Tampaknya pengarang juga ingin menyampaikan agar para pembaca meniru sosok Mito yang bersikap pantang menyerah, suatu ketika Mito direndahkan oleh orang lain, bukan sikap pesimis yang ditampilkan melainkan sikap optimis untuk menunjukan bahwa Aku ! tidak serendah yang mereka fikirkan. Orang hanya bisa menertawakan, merendahkan bahkan menghina, seperti kata orang jawa Keplok ora tombok (tepuk tangan tidak modal) hal tersebut yang sering dilakukan para tetangga dan orang sekitar ketika posisi kita terpuruk sehingga diremehkan.

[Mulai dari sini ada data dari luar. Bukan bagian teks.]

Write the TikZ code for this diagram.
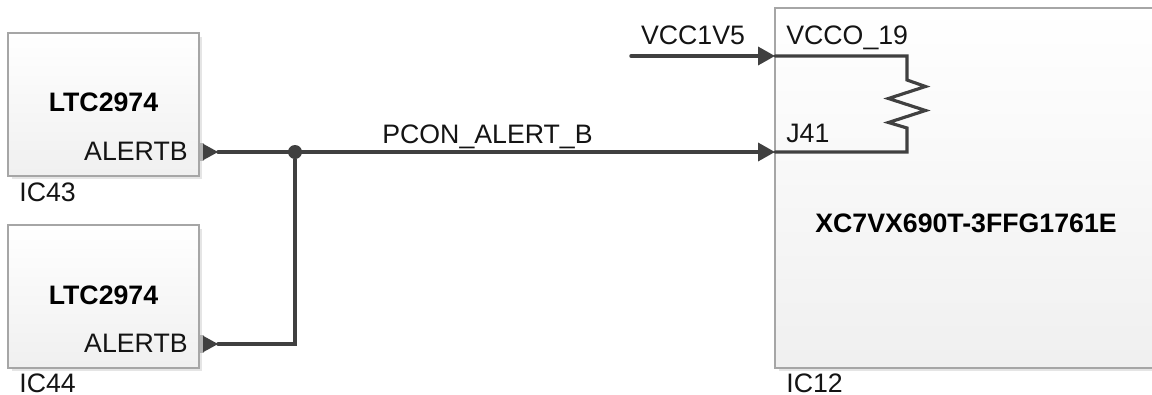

Pada hakikatnya arti sebuah kemerdekaan untuk tahun sekarang, seperti kutipan naskah Putu Wijaya “Monolog kemerdekaan” adalah ketika kita jatuh bangun sendirian, ketika kita sakit bangun sendirian, ketika berjalan harus sendirian, kalau kita ingin kaya harus bangun sendirian, maka kita akan meraskan arti sesungguhnya kemerdekaan. Tidak lepas dari perjuangan Mito akan sebuah acara pagelaran, walaupun semua merendahkan kemampuannya dan pengetahuan dalam melawak, ia tetap memperjuangkannya, dengan maksut agar yang mereka fikirkan itu salah.
5   Setting
a.    Auditorium RRI. Yaitu ketika Mito dan teman-temannya melihat pertunjukan ludruk mahasiswa yang memerankan lakon Rampok, dari sini Mito timbul keinginan agar dikampungnya mengadakan pertunjukan tersebut, semua warga melihat wajah Mito semenyala seperti dulu, ketika semangat tentang sebuah pertunjukan ( SIMBOL ). Mengartikan bahwa semangat Mito yang dulu muncul lagi setelah melihat pertunjukan ludruk mahasiswa.

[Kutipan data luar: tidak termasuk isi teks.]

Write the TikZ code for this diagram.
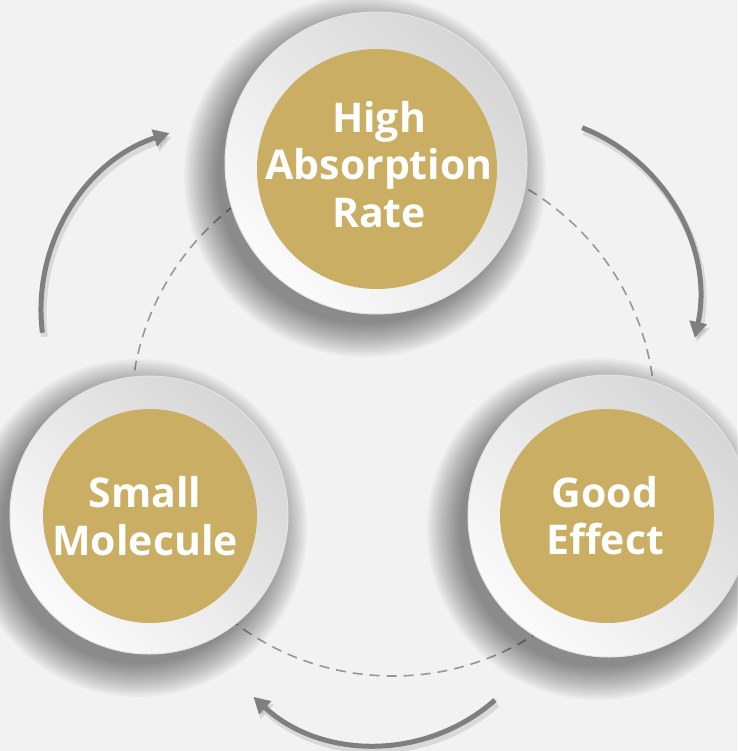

b      Pos ronda, yaitu keinginan Mito tidak berhenti sampai disitu saja, ketika di pos ronda ia juga mengutarakan kembali keinginannya untuk menampilkan lakon “Rampok” karena kisah yang diangkat sama dengan kejadian dikampungnya antara suwandi dan suwondo, yang sama-sama merebutkan kursi kekuasaan, Pos ronda adalah tempat yang biasa digunakan  warga untuk melakukan jaga malam ( SIMBOL ).
c      Rumah
Mito langsung menggandeng para penabuh dan mbak Atun sebelum mengisi acara lawakan ke rumah Pak Un, karena panggung Agustusan diletakkan didepan rumah pak Rt, sehingga rumah Pak Un bisa ditafsirkan seperti halnya panggung Agustusan (Indeks).